Outside of the realm of medical research that continues to push future boundaries, medical trends govern the modern world. “I think a lot of statistics also goes into surveillance. There is a field of epidemiology called surveillance epidemiology, or sentinel epidemiology,” says Dr. Nihlani. According to the National Center for Biotechnology Information (NCBI), sentinel epidemiology monitors disease rates in particular geographical areas or population groups of interest. “Look at the COVID data coming in,” Dr. Nihlani continues. “There are hospitals, people go and get tested there, they come out positive, [hospital employees] report that data to the CDC, the CDC publishes that result… This can only happen because there is a surveillance going on. And there's a database that is being created."

But medical trends are not just about graphs. When it comes to the production of vaccines and drugs, how do officials know how much to disperse to different parts of the population? “How do public policymakers make these decisions? They have statistics,” explains Dr. Nihlani. “If they see the cases arising, then there are more [COVID-19] tests allocated to those places… if you have more medical emergencies in one place, the resources would go to that place.”

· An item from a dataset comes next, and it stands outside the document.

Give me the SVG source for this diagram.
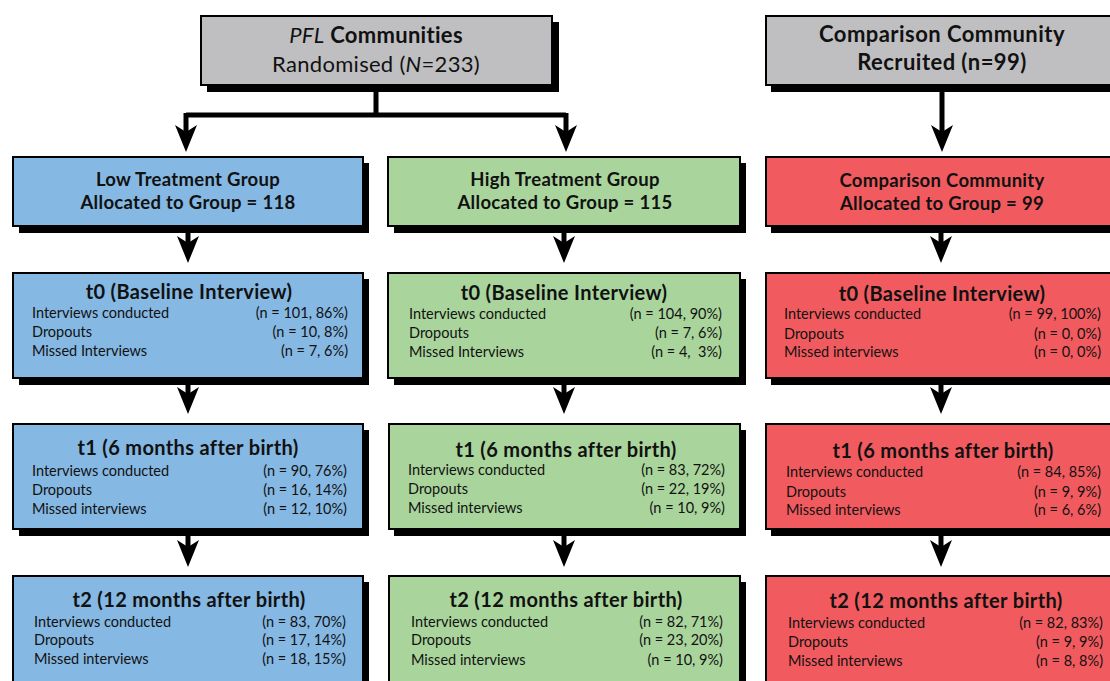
<svg xmlns="http://www.w3.org/2000/svg" width="1110" height="681" viewBox="0 0 1110 681">
<style>
.bx{stroke:#000;stroke-width:2}
.sh{fill:#000}
.gray{fill:#bfbfc1}
.blue{fill:#85b8e3}
.green{fill:#a9d59c}
.red{fill:#f15b5f}
text{font-family:Lato,"Open Sans","Liberation Sans",sans-serif;fill:#111}
.top{font-size:22px;text-anchor:middle;letter-spacing:0.3px}
.topb{font-size:22px;font-weight:700;text-anchor:middle;letter-spacing:0.45px}
.g{font-size:18.5px;font-weight:700;text-anchor:middle;letter-spacing:0.3px}
.h{font-size:20px;font-weight:700;text-anchor:middle;letter-spacing:0.35px}
.r{font-size:14.5px}
.v{font-size:14.5px;text-anchor:end}
.conn{stroke:#000;stroke-width:5;fill:none}
.ar{stroke:#000;stroke-width:5;fill:none;marker-end:url(#arr)}
</style>
<defs>
<marker id="arr" markerUnits="userSpaceOnUse" viewBox="0 0 27 22" refX="7" refY="11" markerWidth="27" markerHeight="22" orient="auto">
<path d="M0,0 L27,11 L0,22 L7,11 Z" fill="#000"/>
</marker>
</defs>
<rect width="1110" height="681" fill="#fff"/>

<g id="connectors">
<path class="conn" d="M376,85 V115 M186,115 H566"/>
<line class="ar" x1="186" y1="113" x2="186" y2="132"/>
<line class="ar" x1="566" y1="113" x2="566" y2="132"/>
<line class="ar" x1="942" y1="85" x2="942" y2="132"/>
<line class="ar" x1="188" y1="226" x2="188" y2="243"/>
<line class="ar" x1="564" y1="226" x2="564" y2="243"/>
<line class="ar" x1="941" y1="226" x2="941" y2="243"/>
<line class="ar" x1="188" y1="378" x2="188" y2="394"/>
<line class="ar" x1="564" y1="378" x2="564" y2="394"/>
<line class="ar" x1="941" y1="378" x2="941" y2="394"/>
<line class="ar" x1="188" y1="529" x2="188" y2="547"/>
<line class="ar" x1="564" y1="529" x2="564" y2="547"/>
<line class="ar" x1="941" y1="529" x2="941" y2="547"/>
</g>

<g id="pfl">
<rect class="sh" x="207" y="22" width="352" height="70"/>
<rect class="bx gray" x="201" y="16" width="351" height="69"/>
<text class="top" x="376" y="43"><tspan font-style="italic">PFL</tspan><tspan font-weight="700"> Communities</tspan></text>
<text class="top" x="376" y="72">Randomised (<tspan font-style="italic">N</tspan>=233)</text>
</g>

<g id="comp-recruited">
<rect class="sh" x="771" y="22" width="350" height="70"/>
<rect class="bx gray" x="766" y="16" width="350" height="69"/>
<text class="topb" x="942" y="42">Comparison Community</text>
<text class="topb" x="942" y="70">Recruited (n=99)</text>
</g>

<g id="low-group">
<rect class="sh" x="19" y="163" width="350" height="70"/>
<rect class="bx blue" x="13" y="157" width="350" height="69"/>
<text class="g" x="188" y="186">Low Treatment Group</text>
<text class="g" x="188" y="209">Allocated to Group = 118</text>
</g>

<g id="high-group">
<rect class="sh" x="394" y="163" width="352" height="70"/>
<rect class="bx green" x="388" y="157" width="352" height="69"/>
<text class="g" x="565" y="186">High Treatment Group</text>
<text class="g" x="565" y="209">Allocated to Group = 115</text>
</g>

<g id="comp-group">
<rect class="sh" x="771" y="163" width="350" height="70"/>
<rect class="bx red" x="766" y="157" width="350" height="69"/>
<text class="g" x="942" y="187">Comparison Community</text>
<text class="g" x="942" y="210">Allocated to Group = 99</text>
</g>

<g id="low-t0">
<rect class="sh" x="19" y="279" width="350" height="106"/>
<rect class="bx blue" x="13" y="273" width="350" height="105"/>
<text class="h" x="189" y="299">t0 (Baseline Interview)</text>
<text class="r" x="32" y="318">Interviews conducted</text>
<text class="r" x="32" y="337">Dropouts</text>
<text class="r" x="32" y="356">Missed Interviews</text>
<text class="v" x="348" y="318">(n = 101, 86%)</text>
<text class="v" x="348" y="337">(n = 10, 8%)</text>
<text class="v" x="348" y="356">(n = 7, 6%)</text>
</g>

<g id="high-t0">
<rect class="sh" x="394" y="279" width="352" height="106"/>
<rect class="bx green" x="388" y="273" width="352" height="105"/>
<text class="h" x="564" y="300">t0 (Baseline Interview)</text>
<text class="r" x="409" y="319">Interviews conducted</text>
<text class="r" x="409" y="338">Dropouts</text>
<text class="r" x="409" y="357">Missed Interviews</text>
<text class="v" x="722" y="319">(n = 104, 90%)</text>
<text class="v" x="722" y="338">(n = 7, 6%)</text>
<text class="v" x="722" y="357" xml:space="preserve">(n = 4,  3%)</text>
</g>

<g id="comp-t0">
<rect class="sh" x="771" y="279" width="350" height="106"/>
<rect class="bx red" x="766" y="273" width="350" height="105"/>
<text class="h" x="942" y="301">t0 (Baseline Interview)</text>
<text class="r" x="784" y="319">Interviews conducted</text>
<text class="r" x="784" y="339">Dropouts</text>
<text class="r" x="784" y="357">Missed interviews</text>
<text class="v" x="1101" y="319">(n = 99, 100%)</text>
<text class="v" x="1101" y="339">(n = 0, 0%)</text>
<text class="v" x="1101" y="357">(n = 0, 0%)</text>
</g>

<g id="low-t1">
<rect class="sh" x="19" y="430" width="350" height="106"/>
<rect class="bx blue" x="13" y="424" width="350" height="105"/>
<text class="h" x="188" y="455">t1 (6 months after birth)</text>
<text class="r" x="32" y="476">Interviews conducted</text>
<text class="r" x="32" y="495">Dropouts</text>
<text class="r" x="32" y="514">Missed interviews</text>
<text class="v" x="347" y="476">(n = 90, 76%)</text>
<text class="v" x="347" y="495">(n = 16, 14%)</text>
<text class="v" x="347" y="514">(n = 12, 10%)</text>
</g>

<g id="high-t1">
<rect class="sh" x="394" y="430" width="352" height="106"/>
<rect class="bx green" x="389" y="424" width="351" height="105"/>
<text class="h" x="566" y="457">t1 (6 months after birth)</text>
<text class="r" x="408" y="475">Interviews conducted</text>
<text class="r" x="408" y="494">Dropouts</text>
<text class="r" x="408" y="513">Missed interviews</text>
<text class="v" x="725" y="475">(n = 83, 72%)</text>
<text class="v" x="725" y="494">(n = 22, 19%)</text>
<text class="v" x="725" y="513">(n = 10, 9%)</text>
</g>

<g id="comp-t1">
<rect class="sh" x="771" y="430" width="350" height="106"/>
<rect class="bx red" x="766" y="424" width="350" height="105"/>
<text class="h" x="943" y="458">t1 (6 months after birth)</text>
<text class="r" x="786" y="477">Interviews conducted</text>
<text class="r" x="786" y="497">Dropouts</text>
<text class="r" x="786" y="515">Missed interviews</text>
<text class="v" x="1101" y="477">(n = 84, 85%)</text>
<text class="v" x="1101" y="497">(n = 9, 9%)</text>
<text class="v" x="1101" y="515">(n = 6, 6%)</text>
</g>

<g id="low-t2">
<rect class="sh" x="19" y="582" width="350" height="106"/>
<rect class="bx blue" x="13" y="576" width="350" height="110"/>
<text class="h" x="189" y="607">t2 (12 months after birth)</text>
<text class="r" x="34" y="627">Interviews conducted</text>
<text class="r" x="34" y="645">Dropouts</text>
<text class="r" x="34" y="664">Missed interviews</text>
<text class="v" x="346" y="627">(n = 83, 70%)</text>
<text class="v" x="346" y="645">(n = 17, 14%)</text>
<text class="v" x="346" y="664">(n = 18, 15%)</text>
</g>

<g id="high-t2">
<rect class="sh" x="394" y="582" width="352" height="106"/>
<rect class="bx green" x="389" y="576" width="351" height="110"/>
<text class="h" x="566" y="607">t2 (12 months after birth)</text>
<text class="r" x="411" y="627">Interviews conducted</text>
<text class="r" x="411" y="645">Dropouts</text>
<text class="r" x="411" y="665">Missed interviews</text>
<text class="v" x="723" y="627">(n = 82, 71%)</text>
<text class="v" x="723" y="645">(n = 23, 20%)</text>
<text class="v" x="723" y="665">(n = 10, 9%)</text>
</g>

<g id="comp-t2">
<rect class="sh" x="771" y="582" width="350" height="106"/>
<rect class="bx red" x="766" y="576" width="350" height="110"/>
<text class="h" x="946" y="608">t2 (12 months after birth)</text>
<text class="r" x="788" y="628">Interviews conducted</text>
<text class="r" x="788" y="647">Dropouts</text>
<text class="r" x="788" y="666">Missed interviews</text>
<text class="v" x="1103" y="628">(n = 82, 83%)</text>
<text class="v" x="1103" y="647">(n = 9, 9%)</text>
<text class="v" x="1103" y="666">(n = 8, 8%)</text>
</g>
</svg>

Statistics are as prevalent in your individual medical life as they are in the general population’s well-being. However, it might come as a surprise that statistics do not just play a role in the numerical side of medicine. Statistical analyses even extend into the visual side of medicine. For example, take cancer imaging. Machine learning has developed to the point where an image of potentially cancerous tissue can be taken at an X-ray level, and the machine can determine using statistics and an algorithm if a tumor is benign or malignant. “You keep feeding your algorithm multiple X-rays, and you'll let it make a decision about whether a tumor is benign, or malignant. Sometimes those variables would be numeric, say the size, the volume, if it is opaque or not, but also sometimes features will be just pictorial,” Dr. Nihlani says. “Based on pixels, you can unpack an image and we have algorithms that can use those pixels, which are also called features, and make a diagnosis.” 

Diagnostic imaging tests in medicine use unique statistical methods constructed for over a century to create prognostic models based on imaging results. Methods such as exploratory data analysis, which is the visualization and summarization of data, and data mining, which is the automatic discovery of patterns and relationships in data, has brought machines to the point where they detect tumors more accurately than trained radiologists. This is especially beneficial because the need to detect cancerous tumors as early as possible - before the cancer has progressed too far - is vital.

It is eye-opening just how much of medicine is as much about statistics as it is science. From an everyday prescription to a common diagnosis to a worldwide pandemic, statistics exist inherently right next to science. An important part of staying informed and educated about your medical life is understanding how statistics play a role in the vaccines you receive, the medicine you take, and the diagnoses you are given. The statistics behind medicine do their best to keep us safe and healthy, so take a moment, the next time you get a diagnosis, receive a vaccine, or swallow an aspirin, to remember the statistics. The future discoveries of medicine, and science in general, may remain a mystery to us for now, but the field of statistics helps to bring the future into a clearer focus.